## The exercise
Copy out, from the entries below, each line holding the string "this".

Data to use start

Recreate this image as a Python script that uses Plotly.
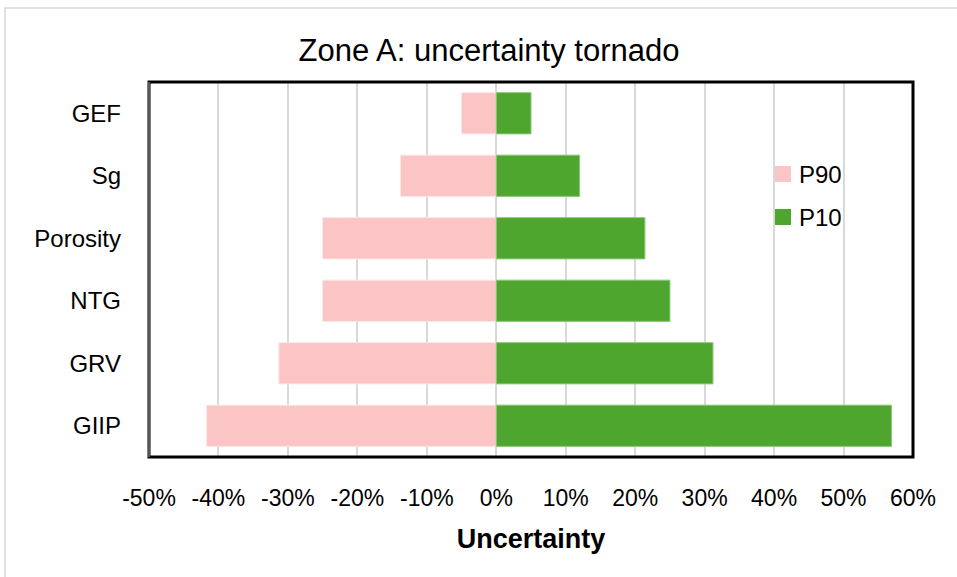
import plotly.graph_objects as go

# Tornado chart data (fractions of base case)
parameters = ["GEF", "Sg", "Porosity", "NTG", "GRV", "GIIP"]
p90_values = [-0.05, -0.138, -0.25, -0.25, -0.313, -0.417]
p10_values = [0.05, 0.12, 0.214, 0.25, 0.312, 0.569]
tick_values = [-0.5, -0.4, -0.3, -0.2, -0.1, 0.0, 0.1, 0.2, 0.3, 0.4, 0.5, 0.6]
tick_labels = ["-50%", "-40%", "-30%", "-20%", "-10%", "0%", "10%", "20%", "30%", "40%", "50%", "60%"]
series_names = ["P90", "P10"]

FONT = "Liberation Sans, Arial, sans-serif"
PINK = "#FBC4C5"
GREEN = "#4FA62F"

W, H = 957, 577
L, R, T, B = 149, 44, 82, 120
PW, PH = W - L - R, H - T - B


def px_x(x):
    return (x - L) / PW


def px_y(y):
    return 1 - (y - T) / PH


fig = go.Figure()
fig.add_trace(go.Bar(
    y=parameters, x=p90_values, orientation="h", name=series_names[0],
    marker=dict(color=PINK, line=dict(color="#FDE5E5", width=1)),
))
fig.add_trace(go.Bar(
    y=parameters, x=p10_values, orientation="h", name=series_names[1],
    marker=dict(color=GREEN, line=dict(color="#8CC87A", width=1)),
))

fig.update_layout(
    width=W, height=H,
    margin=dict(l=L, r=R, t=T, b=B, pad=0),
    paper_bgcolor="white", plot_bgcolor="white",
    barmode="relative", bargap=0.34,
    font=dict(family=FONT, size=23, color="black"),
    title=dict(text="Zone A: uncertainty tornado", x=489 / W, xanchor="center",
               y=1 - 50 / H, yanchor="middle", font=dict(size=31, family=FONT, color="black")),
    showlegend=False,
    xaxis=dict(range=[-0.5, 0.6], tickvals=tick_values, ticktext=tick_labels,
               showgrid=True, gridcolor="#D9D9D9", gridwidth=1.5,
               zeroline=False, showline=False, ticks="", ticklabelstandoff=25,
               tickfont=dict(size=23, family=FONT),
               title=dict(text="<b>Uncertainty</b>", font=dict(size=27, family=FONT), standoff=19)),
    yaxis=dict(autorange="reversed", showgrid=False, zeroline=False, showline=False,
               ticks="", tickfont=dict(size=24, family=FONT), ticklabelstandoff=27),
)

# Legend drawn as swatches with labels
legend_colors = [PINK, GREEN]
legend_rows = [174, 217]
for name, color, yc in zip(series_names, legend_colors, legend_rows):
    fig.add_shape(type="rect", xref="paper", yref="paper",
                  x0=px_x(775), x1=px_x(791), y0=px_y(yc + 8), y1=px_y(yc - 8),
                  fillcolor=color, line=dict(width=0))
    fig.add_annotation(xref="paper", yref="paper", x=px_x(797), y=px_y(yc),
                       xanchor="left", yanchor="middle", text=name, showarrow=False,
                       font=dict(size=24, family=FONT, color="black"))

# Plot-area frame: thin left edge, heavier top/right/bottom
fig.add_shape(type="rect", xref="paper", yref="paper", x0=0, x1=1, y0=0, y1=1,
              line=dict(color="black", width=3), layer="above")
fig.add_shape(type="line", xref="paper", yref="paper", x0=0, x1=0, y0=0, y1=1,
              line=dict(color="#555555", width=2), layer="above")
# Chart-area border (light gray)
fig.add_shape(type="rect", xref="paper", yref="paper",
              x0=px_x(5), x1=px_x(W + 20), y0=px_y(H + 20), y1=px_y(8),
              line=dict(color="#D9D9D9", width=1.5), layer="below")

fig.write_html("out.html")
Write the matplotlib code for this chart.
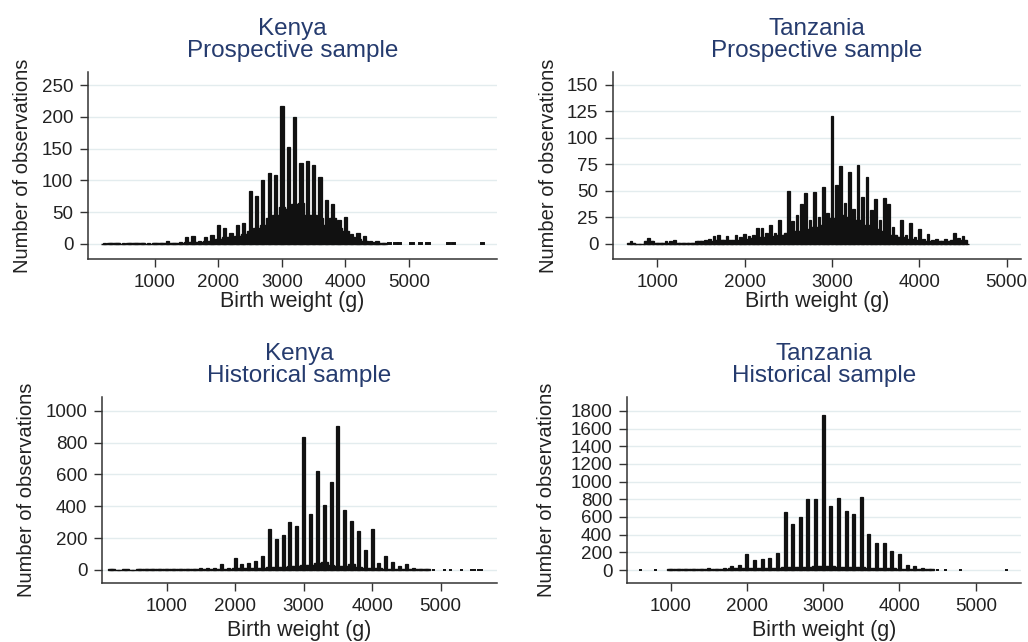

Data to use end

## Answer
Recreate this image as a Python script that uses Plotly.
Write the matplotlib code for this chart.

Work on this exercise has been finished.